Illustration of an electric vehicle plugged in, the charging wire has dollar bill signs running inside of it towards the car.

Illustration: Aïda Amer/Axios

Gas-powered cars, trucks and SUVs are still paying the bills for automakers as they pile money into electric vehicles.

Why it matters: EVs are the future, but getting to that future will be expensive.

Driving the news: Ford revealed Thursday that it expects to lose $3 billion in its electric vehicle division in 2023, despite early sales success for the F-150 Lightning and Mustang Mach-E EVs.
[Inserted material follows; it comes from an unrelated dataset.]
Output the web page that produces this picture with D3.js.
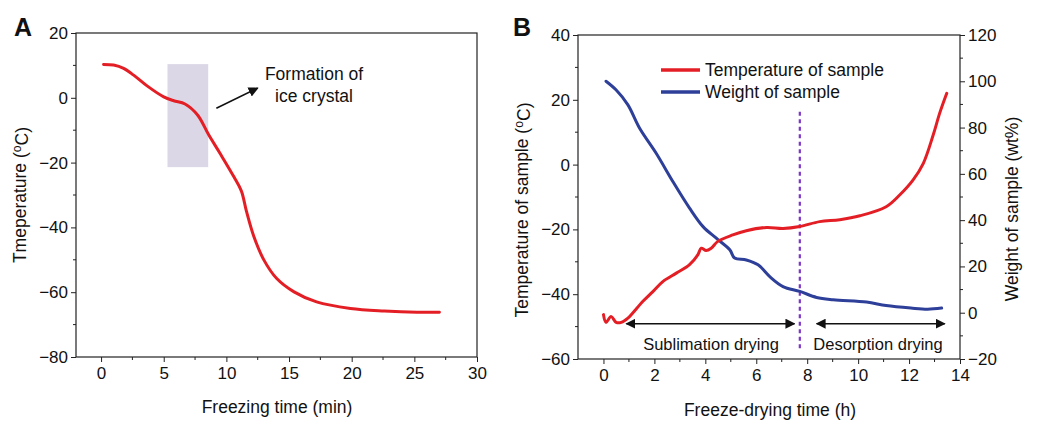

  • But Ford expects to turn an overall profit before interest, taxes and depreciation of $9 billion to $11 billion for the year.
  • The company is one of the only automakers that separates its EV operations from the rest of its business for financial reporting purposes.

State of play: “It’s a big number, but I suspect if you took the other automakers and pulled out the EV business you’d find it to be similar,” Autotrader analyst Michelle Krebs tells Axios.

  • EVs currently account for only about 6% of sales, though they are growing quickly, she said.
  • “We believe no U.S. automaker is making EVs profitably aside from Tesla,” CFRA Research analyst Garrett Nelson writes, adding that “EVs are likely to be a material drag on near- and intermediate-term earnings.”

Automakers are using the proceeds from profit beasts like the F-150, the Ram 1500, the Chevrolet Silverado and the Toyota RAV-4 to pay for the costs of the transition.

  • “They’re plowing in lots of R&D — they’re spending big on new battery plants, new assembly plants,” Krebs says.

The intrigue: Gas-powered vehicles are disappearing despite their money-making ways.

  • The latest casualty of the race to EVs is the Chevrolet Camaro, which General Motors is discontinuing in its current form, Automotive News reported.
  • Several automakers have committed to a goal of selling all or mostly EVs within a matter of years.

Yes, but: Automakers have little choice with investors and regulators demanding the switch.

  • California is leading the way by phasing out the sale of gas-powered vehicles by 2035, while several other states are expected to follow suit.

The bottom line: Gas-powered vehicles are paying for their own funeral.

(Disclosure: Autotrader is owned by Cox Enterprises, which owns Axios.)